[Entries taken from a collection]
· · · · · · ·

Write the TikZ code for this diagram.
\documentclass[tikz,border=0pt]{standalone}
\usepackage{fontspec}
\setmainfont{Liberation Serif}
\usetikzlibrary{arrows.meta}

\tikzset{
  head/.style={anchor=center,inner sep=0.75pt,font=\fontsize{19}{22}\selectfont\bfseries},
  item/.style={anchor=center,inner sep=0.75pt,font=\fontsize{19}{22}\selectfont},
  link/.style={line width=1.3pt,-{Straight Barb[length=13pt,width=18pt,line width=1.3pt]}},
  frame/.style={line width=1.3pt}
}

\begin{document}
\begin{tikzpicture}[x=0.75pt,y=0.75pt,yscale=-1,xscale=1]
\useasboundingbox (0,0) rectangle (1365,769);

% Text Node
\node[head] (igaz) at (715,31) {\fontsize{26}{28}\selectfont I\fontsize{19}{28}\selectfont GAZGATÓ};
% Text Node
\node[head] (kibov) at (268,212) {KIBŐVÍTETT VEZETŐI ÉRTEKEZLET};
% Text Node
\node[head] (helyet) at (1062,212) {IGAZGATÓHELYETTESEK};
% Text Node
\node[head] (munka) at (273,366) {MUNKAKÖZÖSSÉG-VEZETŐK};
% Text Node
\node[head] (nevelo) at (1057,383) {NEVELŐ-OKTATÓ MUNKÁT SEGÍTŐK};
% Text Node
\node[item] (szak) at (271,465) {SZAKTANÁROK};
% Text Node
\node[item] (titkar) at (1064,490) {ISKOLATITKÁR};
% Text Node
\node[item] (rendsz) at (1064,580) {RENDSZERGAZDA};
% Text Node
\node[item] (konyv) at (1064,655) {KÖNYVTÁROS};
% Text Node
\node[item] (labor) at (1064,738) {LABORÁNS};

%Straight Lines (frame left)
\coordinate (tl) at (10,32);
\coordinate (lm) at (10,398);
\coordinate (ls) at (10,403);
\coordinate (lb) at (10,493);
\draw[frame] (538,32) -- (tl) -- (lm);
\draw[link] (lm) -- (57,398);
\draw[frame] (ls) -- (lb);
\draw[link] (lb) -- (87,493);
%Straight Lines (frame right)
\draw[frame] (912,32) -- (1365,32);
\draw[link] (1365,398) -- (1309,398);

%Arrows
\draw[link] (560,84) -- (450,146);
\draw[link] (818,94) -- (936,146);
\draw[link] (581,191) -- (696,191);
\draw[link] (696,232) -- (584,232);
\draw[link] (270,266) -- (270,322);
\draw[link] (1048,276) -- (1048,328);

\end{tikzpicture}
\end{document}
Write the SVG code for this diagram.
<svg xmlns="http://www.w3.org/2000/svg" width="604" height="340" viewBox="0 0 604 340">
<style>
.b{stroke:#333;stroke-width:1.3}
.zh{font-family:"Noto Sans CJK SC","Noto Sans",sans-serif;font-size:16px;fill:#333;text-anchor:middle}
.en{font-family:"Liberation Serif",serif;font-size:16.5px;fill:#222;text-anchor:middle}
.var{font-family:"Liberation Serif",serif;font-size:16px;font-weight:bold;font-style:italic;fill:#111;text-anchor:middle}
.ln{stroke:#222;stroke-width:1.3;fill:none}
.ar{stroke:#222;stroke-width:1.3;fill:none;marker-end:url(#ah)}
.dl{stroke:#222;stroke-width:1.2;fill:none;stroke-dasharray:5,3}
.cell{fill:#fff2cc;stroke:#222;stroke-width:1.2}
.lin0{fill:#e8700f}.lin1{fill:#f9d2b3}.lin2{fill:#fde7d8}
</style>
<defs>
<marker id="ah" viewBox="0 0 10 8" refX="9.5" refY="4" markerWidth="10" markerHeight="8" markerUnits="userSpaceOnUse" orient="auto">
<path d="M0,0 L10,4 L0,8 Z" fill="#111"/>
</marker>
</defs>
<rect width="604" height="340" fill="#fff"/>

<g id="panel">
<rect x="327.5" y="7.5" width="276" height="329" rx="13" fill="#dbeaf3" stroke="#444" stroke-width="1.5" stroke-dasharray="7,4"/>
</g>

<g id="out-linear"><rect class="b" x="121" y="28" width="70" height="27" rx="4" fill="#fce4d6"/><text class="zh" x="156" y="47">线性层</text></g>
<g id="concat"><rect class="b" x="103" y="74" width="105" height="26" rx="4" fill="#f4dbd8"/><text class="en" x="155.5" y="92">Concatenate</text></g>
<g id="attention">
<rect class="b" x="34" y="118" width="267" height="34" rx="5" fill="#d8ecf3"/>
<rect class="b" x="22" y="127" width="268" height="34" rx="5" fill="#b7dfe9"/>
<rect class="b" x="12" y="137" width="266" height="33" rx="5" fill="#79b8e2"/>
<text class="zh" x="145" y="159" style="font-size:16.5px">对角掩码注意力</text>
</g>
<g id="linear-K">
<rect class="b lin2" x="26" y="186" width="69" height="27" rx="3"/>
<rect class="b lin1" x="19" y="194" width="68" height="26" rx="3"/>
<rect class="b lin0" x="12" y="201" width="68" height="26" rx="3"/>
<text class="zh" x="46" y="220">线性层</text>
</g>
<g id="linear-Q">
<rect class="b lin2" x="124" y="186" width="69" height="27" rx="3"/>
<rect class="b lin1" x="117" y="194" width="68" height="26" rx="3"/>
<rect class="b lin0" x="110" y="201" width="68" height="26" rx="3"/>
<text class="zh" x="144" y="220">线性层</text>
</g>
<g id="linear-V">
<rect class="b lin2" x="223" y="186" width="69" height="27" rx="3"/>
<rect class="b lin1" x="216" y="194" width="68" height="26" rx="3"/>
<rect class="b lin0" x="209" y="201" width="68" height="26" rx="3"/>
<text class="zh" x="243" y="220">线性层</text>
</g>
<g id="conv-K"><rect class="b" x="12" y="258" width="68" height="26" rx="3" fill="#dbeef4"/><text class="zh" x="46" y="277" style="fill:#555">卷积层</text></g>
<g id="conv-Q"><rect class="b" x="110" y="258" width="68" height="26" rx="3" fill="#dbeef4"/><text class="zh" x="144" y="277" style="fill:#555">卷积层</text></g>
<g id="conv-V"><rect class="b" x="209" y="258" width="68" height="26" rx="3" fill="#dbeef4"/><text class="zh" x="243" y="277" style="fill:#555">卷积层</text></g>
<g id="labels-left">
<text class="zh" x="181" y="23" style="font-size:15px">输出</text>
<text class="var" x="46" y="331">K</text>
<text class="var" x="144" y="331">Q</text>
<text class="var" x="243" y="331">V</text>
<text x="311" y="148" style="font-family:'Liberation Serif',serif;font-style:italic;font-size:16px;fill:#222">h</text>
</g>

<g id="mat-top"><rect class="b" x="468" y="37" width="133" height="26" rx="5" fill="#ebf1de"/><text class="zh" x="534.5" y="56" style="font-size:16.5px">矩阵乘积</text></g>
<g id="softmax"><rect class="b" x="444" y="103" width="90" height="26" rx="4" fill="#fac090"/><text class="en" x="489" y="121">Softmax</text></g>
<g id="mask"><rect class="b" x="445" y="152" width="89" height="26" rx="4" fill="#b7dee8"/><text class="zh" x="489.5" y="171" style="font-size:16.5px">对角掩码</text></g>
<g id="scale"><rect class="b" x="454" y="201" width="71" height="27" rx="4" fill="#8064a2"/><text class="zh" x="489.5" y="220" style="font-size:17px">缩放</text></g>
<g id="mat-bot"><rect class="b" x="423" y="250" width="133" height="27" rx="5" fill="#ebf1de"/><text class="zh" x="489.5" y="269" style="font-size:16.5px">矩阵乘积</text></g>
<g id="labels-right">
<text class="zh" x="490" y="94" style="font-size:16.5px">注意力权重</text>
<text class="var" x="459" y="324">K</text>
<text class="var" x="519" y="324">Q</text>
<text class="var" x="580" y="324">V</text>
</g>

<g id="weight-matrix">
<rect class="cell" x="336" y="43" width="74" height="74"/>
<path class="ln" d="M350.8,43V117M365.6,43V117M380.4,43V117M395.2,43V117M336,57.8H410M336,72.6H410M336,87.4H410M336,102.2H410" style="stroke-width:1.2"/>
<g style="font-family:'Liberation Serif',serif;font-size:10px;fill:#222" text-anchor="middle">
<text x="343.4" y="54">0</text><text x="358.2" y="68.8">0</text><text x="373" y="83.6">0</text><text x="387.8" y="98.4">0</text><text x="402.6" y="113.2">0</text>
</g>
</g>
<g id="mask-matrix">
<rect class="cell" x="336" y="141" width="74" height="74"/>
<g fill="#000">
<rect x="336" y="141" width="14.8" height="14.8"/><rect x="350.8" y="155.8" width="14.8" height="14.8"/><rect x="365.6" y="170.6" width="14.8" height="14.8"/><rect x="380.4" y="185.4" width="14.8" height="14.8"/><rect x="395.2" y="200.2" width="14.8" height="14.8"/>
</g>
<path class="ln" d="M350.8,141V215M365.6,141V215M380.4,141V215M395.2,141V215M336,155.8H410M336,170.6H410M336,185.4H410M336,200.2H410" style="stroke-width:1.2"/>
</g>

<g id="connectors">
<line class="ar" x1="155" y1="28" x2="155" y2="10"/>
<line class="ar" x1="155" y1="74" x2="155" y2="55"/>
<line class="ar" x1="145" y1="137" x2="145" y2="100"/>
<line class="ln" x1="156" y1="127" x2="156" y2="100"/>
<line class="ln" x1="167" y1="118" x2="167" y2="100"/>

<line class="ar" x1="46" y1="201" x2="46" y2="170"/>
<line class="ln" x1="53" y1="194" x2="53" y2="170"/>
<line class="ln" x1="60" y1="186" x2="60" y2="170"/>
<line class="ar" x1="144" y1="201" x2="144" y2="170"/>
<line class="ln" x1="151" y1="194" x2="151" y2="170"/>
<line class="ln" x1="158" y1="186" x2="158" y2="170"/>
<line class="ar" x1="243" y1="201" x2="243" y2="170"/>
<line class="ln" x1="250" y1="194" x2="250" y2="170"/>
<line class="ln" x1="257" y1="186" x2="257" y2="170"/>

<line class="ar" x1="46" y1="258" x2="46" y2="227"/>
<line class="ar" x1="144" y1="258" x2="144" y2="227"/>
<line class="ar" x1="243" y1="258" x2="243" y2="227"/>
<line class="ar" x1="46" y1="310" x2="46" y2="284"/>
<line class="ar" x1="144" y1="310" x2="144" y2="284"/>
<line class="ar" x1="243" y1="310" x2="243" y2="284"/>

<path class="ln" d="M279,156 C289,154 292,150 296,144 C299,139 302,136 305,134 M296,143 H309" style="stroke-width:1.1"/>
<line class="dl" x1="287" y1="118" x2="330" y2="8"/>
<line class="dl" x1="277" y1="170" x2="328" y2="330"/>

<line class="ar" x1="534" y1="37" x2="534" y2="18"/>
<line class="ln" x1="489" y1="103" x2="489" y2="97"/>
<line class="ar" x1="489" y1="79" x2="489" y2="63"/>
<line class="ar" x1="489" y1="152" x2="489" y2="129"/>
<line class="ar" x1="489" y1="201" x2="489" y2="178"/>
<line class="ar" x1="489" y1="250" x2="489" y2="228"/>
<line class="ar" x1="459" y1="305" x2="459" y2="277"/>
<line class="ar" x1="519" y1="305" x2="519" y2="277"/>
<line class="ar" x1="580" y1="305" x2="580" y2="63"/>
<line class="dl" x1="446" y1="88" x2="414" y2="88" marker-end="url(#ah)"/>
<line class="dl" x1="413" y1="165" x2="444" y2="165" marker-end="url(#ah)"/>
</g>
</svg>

· · · · · · ·

## Problem to work on
Show, from the material above, each line that includes the string "this".

## Solution
Write the TikZ code for this diagram.
Write the SVG code for this diagram.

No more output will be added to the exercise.